The increased use of natural gas in the United States has been a catalyst for job creation, economic growth and the reduction of greenhouse gas emissions. In order to meet the growing demand for natural gas, the United States needs additional natural gas pipeline capacity.
The existing regulatory framework governing pipeline permitting has restricted the country’s ability to fully capitalize on the benefits of natural gas. Procedural inadequacies delay an already lengthy approval process, which further limits access to natural gas in certain regions of the country. President Trump’s April 10 executive order on energy infrastructure will help reduce unnecessary and burdensome regulatory barriers by directing federal agencies to clarify and improve existing processes, guidance and regulations.
With national demand for natural gas continuing to climb steadily, it is imperative that the pipeline permitting and approval process be predictable and efficient. For instance, President Trump’s executive order directs the Environmental Protection Agency to review and revise, as necessary, water quality certification guidance and regulations issued under Section 401 of the Clean Water Act.

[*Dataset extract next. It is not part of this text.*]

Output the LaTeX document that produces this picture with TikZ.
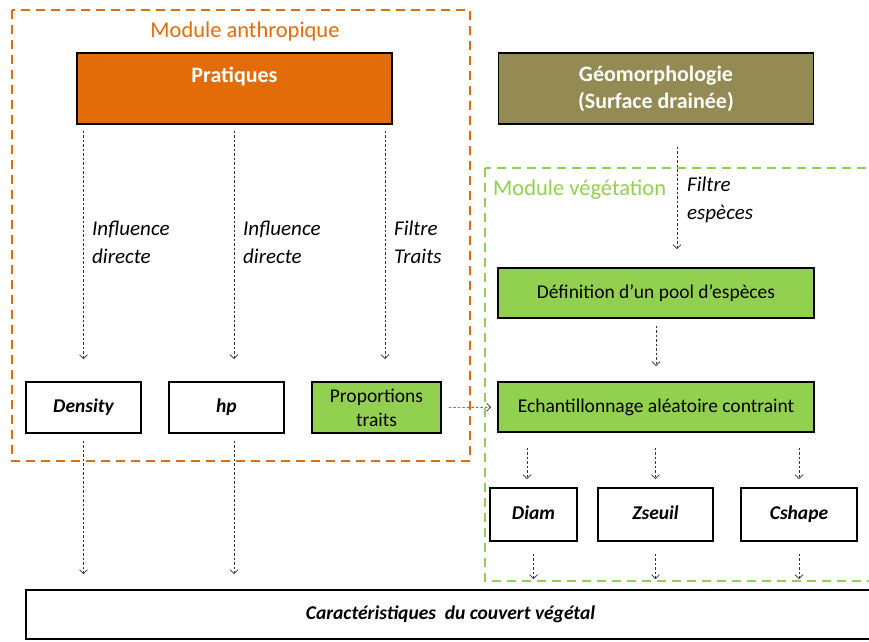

The Clean Water Act should not be used as a means to block the construction of interstate pipelines and limit access to natural gas – such abuse results in reduced job growth and economic development, lost revenue and increased consumer energy prices.
Educating policymakers and key influencers on the many benefits of natural gas infrastructure is one of INGAA’s top priorities. At the same time, INGAA advocates for improvements to the pipeline permitting process to allow for both the safe and efficient construction of interstate natural gas pipelines.
In fact, these two priorities go hand in hand with another key focus for INGAA and our members. Collectively, we support the updating of the Pipeline and Hazardous Materials Safety Administration’s (PHMSA’s) pipeline safety rules. INGAA member companies continuously undertake enhancements to safety measures, and overall industry efforts demonstrate an unwavering commitment to pipeline safety. However, the existing pipeline safety regulations are outdated and do not reflect the technologies now available to pipeline operators. In March, INGAA wrote about the bipartisan and cross-industry support to modernize PHMSA’s pipeline safety rules as soon as possible.
The reauthorization of the Pipeline Safety Act and completion of pending updates to PHMSA rules will bring pipeline safety regulations into the 21st century. These updates will allow for the implementation of more advanced safety techniques, such as state-of-the-art inspection tools that can evaluate pipeline conditions and identify pipes in need of repair or replacement.
Aligning federal regulations and leading industry practices will make pipeline operations safer, more reliable and more environmentally sound. Together, President Trump’s executive order on infrastructure permitting and the passage of new PHMSA pipeline safety regulations will jumpstart economic activity while safely affording more Americans the financial and environmental benefits of natural gas.